▶ [To be done] Locate and copy each line in the data that contains the word "this".

▶ [Information supplied]
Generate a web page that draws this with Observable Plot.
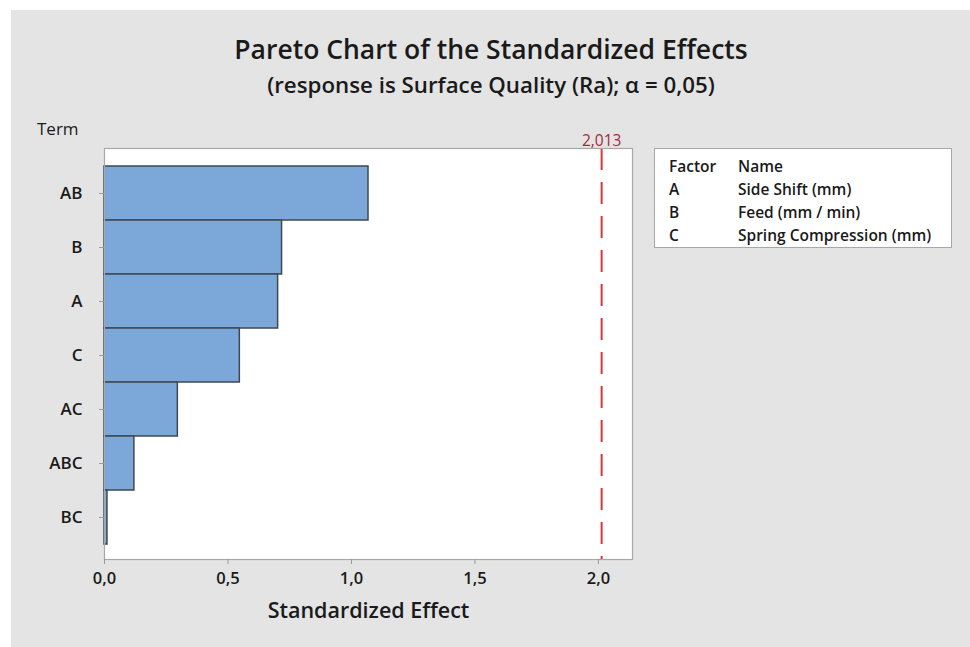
<!DOCTYPE html>
<html>
<head>
<meta charset="utf-8">
<script src="https://cdn.jsdelivr.net/npm/d3@7"></script>
<script src="https://cdn.jsdelivr.net/npm/@observablehq/plot@0.6"></script>
<style>
  html, body { margin: 0; padding: 0; background: #ffffff; }
  #page { position: relative; width: 970px; height: 647px; overflow: hidden; background: #ffffff;
          font-family: "Open Sans", "Noto Sans", sans-serif; color: #1a1a1a; }
  #bg { position: absolute; left: 11px; top: 10px; right: 0; bottom: 0; background: #e4e4e4; }
  #title { position: absolute; left: 0; width: 982px; top: 31px; text-align: center;
           font-size: 26.5px; font-weight: 600; line-height: 36px; }
  #subtitle { position: absolute; left: 0; width: 982px; top: 71px; text-align: center;
              font-size: 22.3px; font-weight: 600; line-height: 28px; }
  #term { position: absolute; left: 37px; top: 117px; font-size: 17px; font-weight: 500; line-height: 24px; }
  #chart { position: absolute; left: 0; top: 100px; }
  #legend { position: absolute; left: 654px; top: 148px; width: 298px; height: 100px;
            background: #fff; border: 1px solid #a8a8a8; box-sizing: border-box; }
  #legend table { position: absolute; left: 14px; top: 6px; border-collapse: collapse;
                  font-size: 15.5px; font-weight: 600; }
  #legend td { padding: 0; height: 23px; line-height: 23px; white-space: nowrap; }
  #legend td.f { width: 69px; }
</style>
</head>
<body>
<div id="page">
  <div id="bg"></div>
  <div id="title"></div>
  <div id="subtitle"></div>
  <div id="term"></div>
  <div id="chart"></div>
  <div id="legend"></div>
</div>
<script>
// ---- data ----
const titleText = "Pareto Chart of the Standardized Effects";
const subtitleText = "(response is Surface Quality (Ra); \u03b1 = 0,05)";
const yLabel = "Term";
const xLabel = "Standardized Effect";
const terms = ["AB", "B", "A", "C", "AC", "ABC", "BC"];
const effects = [1.069, 0.719, 0.703, 0.548, 0.297, 0.121, 0.012];
const xTicks = [0, 0.5, 1.0, 1.5, 2.0];
const critical = 2.013;
const criticalLabel = "2,013";
const legendHeader = ["Factor", "Name"];
const factors = ["A", "B", "C"];
const factorNames = ["Side Shift (mm)", "Feed (mm / min)", "Spring Compression (mm)"];

// ---- texts ----
document.getElementById("title").textContent = titleText;
document.getElementById("subtitle").textContent = subtitleText;
document.getElementById("term").textContent = yLabel;

// ---- legend ----
const tbl = document.createElement("table");
const rows = [legendHeader].concat(factors.map((f, i) => [f, factorNames[i]]));
for (const r of rows) {
  const tr = document.createElement("tr");
  r.forEach((c, j) => {
    const td = document.createElement("td");
    td.textContent = c;
    if (j === 0) td.className = "f";
    tr.appendChild(td);
  });
  tbl.appendChild(tr);
}
document.getElementById("legend").appendChild(tbl);

// ---- chart ----
const data = terms.map((t, i) => ({term: t, effect: effects[i]}));
const fmt = d => d3.format(".1f")(d).replace(".", ",");

const chart = Plot.plot({
  width: 660,
  height: 547,
  marginLeft: 104,
  marginRight: 28,
  marginTop: 48,
  marginBottom: 88,
  style: {background: "transparent", fontFamily: "'Open Sans', 'Noto Sans', sans-serif", overflow: "visible"},
  x: {domain: [0, 2.138], ticks: xTicks},
  y: {domain: terms, paddingInner: 0, paddingOuter: 0.25, align: 0.55},
  marks: [
    Plot.rect([0], {x1: 0, x2: 2.138, fill: "#ffffff", inset: 0}),
    Plot.barX(data, {x: "effect", y: "term", fill: "#7ba7d9", stroke: "#3e4852", strokeWidth: 1.5}),
    Plot.ruleX([critical], {stroke: "#d9353f", strokeWidth: 2, strokeDasharray: "22,12"}),
    Plot.text([critical], {x: d => d, text: () => criticalLabel, frameAnchor: "top", lineAnchor: "bottom",
      dy: -3, fill: "#a52a3a", fontSize: 15.5, fontWeight: 500}),
    Plot.frame({stroke: "#a8a8a8", strokeWidth: 1.2}),
    Plot.axisX({ticks: xTicks, tickFormat: fmt, tickSize: 5, tickPadding: 8, stroke: "#999",
      fontSize: 16.5, fontWeight: 600, fill: "#1a1a1a", label: xLabel, labelAnchor: "center",
      labelArrow: "none", labelOffset: 58}),
    Plot.axisY({tickSize: 5, tickPadding: 17, stroke: "#999", fontSize: 17, fontWeight: 600,
      fill: "#1a1a1a", label: null})
  ]
});
chart.querySelectorAll("[aria-label='x-axis label'] text").forEach(t => {
  t.setAttribute("font-size", "21.5");
  t.setAttribute("font-weight", "600");
});
document.getElementById("chart").appendChild(chart);
</script>
</body>
</html>
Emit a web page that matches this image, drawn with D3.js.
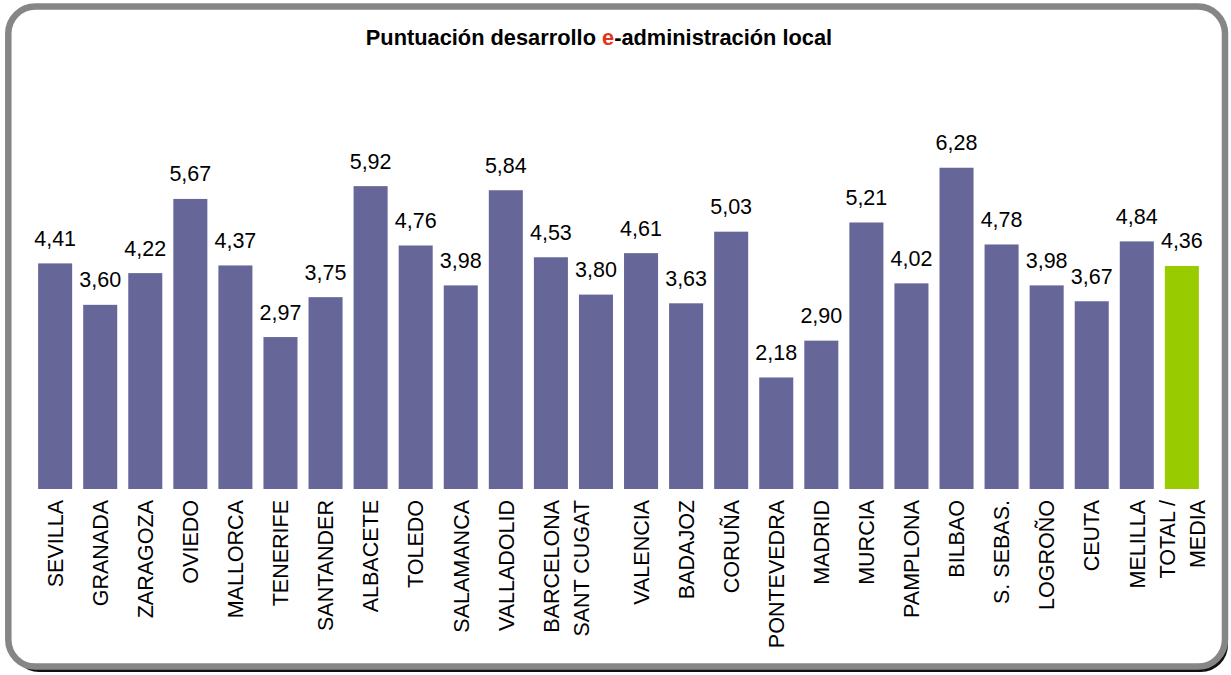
<!DOCTYPE html>
<html>
<head>
<meta charset="utf-8">
<script src="https://cdn.jsdelivr.net/npm/d3@7"></script>
<style>
  body { margin: 0; background: #fff; }
  svg { display: block; font-family: "Liberation Sans", Arial, sans-serif; }
</style>
</head>
<body>
<div id="chart"></div>
<script>

const categories = [ "SEVILLA", "GRANADA", "ZARAGOZA", "OVIEDO", "MALLORCA", "TENERIFE",
	"SANTANDER", "ALBACETE", "TOLEDO", "SALAMANCA", "VALLADOLID", "BARCELONA",
	"SANT CUGAT\n", "VALENCIA", "BADAJOZ", "CORUÑA", "PONTEVEDRA", "MADRID", "MURCIA",
	"PAMPLONA", "BILBAO", "S. SEBAS.", "LOGROÑO", "CEUTA", "MELILLA", "TOTAL /\nMEDIA" ] ;

const values = [ 4.41, 3.60, 4.22, 5.67, 4.37, 2.97, 3.75, 5.92, 4.76, 3.98, 5.84, 4.53,
	3.80, 4.61, 3.63, 5.03, 2.18, 2.90, 5.21, 4.02, 6.28, 4.78, 3.98, 3.67, 4.84, 4.36 ] ;

const yDomain = [0, 7] ;

const width = 1231 ;
const height = 675 ;

const svg = d3.select("#chart").append("svg")
	.attr("width", width)
	.attr("height", height) ;

// frame with dark shadow at bottom right
svg.append("rect")
	.attr("x", 12).attr("y", 10)
	.attr("width", 1216).attr("height", 662)
	.attr("rx", 27)
	.attr("fill", "#111") ;

svg.append("rect")
	.attr("x", 8.3).attr("y", 6.6)
	.attr("width", 1216.7).attr("height", 660)
	.attr("rx", 27)
	.attr("fill", "#fff")
	.attr("stroke", "#868686")
	.attr("stroke-width", 6.5) ;

// title
const title = svg.append("text")
	.attr("x", 599).attr("y", 45)
	.attr("text-anchor", "middle")
	.attr("font-size", 21.8)
	.attr("font-weight", "bold")
	.attr("fill", "#000") ;
title.append("tspan").text("Puntuación desarrollo ") ;
title.append("tspan").attr("fill", "#E2341D").text("e") ;
title.append("tspan").text("-administración local") ;

const data = categories.map( function(c, i) { return { cat: c, value: values[i], last: i === categories.length - 1 } } ) ;

const x = d3.scaleBand()
	.domain( categories )
	.range( [32.6, 1204.4] )
	.paddingInner( 0.245 )
	.paddingOuter( 0.1225 ) ;

const y = d3.scaleLinear()
	.domain( yDomain )
	.range( [489, 130.9] ) ;

svg.selectAll("rect.bar")
	.data( data )
	.enter()
		.append("rect")
			.attr("class", "bar")
			.attr("x", function(d) { return x(d.cat) })
			.attr("width", x.bandwidth())
			.attr("y", function(d) { return y(d.value) })
			.attr("height", function(d) { return y(0) - y(d.value) })
			.attr("fill", function(d) { return d.last ? "#99CC00" : "#666699" }) ;

const fmt = function(v) { return d3.format(".2f")(v).replace(".", ",") } ;

svg.selectAll("text.value")
	.data( data )
	.enter()
		.append("text")
			.attr("class", "value")
			.attr("x", function(d) { return x(d.cat) + x.bandwidth() / 2 })
			.attr("y", function(d) { return y(d.value) - 17.5 })
			.attr("text-anchor", "middle")
			.attr("font-size", 21.5)
			.attr("fill", "#000")
			.text(function(d) { return fmt(d.value) }) ;

// rotated category labels
const lineH = 30 ;
const labels = svg.selectAll("text.cat")
	.data( data )
	.enter()
		.append("text")
			.attr("class", "cat")
			.attr("transform", function(d) {
				return "translate(" + (x(d.cat) + x.bandwidth() / 2) + ",500) rotate(-90)" })
			.attr("text-anchor", "end")
			.attr("font-size", 21.5)
			.attr("fill", "#000") ;

labels.each(function(d) {
	const lines = d.cat.split("\n") ;
	const n = lines.length ;
	const t = d3.select(this) ;
	lines.forEach(function(line, i) {
		t.append("tspan")
			.attr("x", 0)
			.attr("y", (i - (n - 1) / 2) * lineH)
			.attr("dy", "0.36em")
			.text(line) ;
	}) ;
}) ;

</script>
</body>
</html>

▶ [Result of the task]
Generate a web page that draws this with Observable Plot.
Emit a web page that matches this image, drawn with D3.js.
	const t = d3.select(this) ;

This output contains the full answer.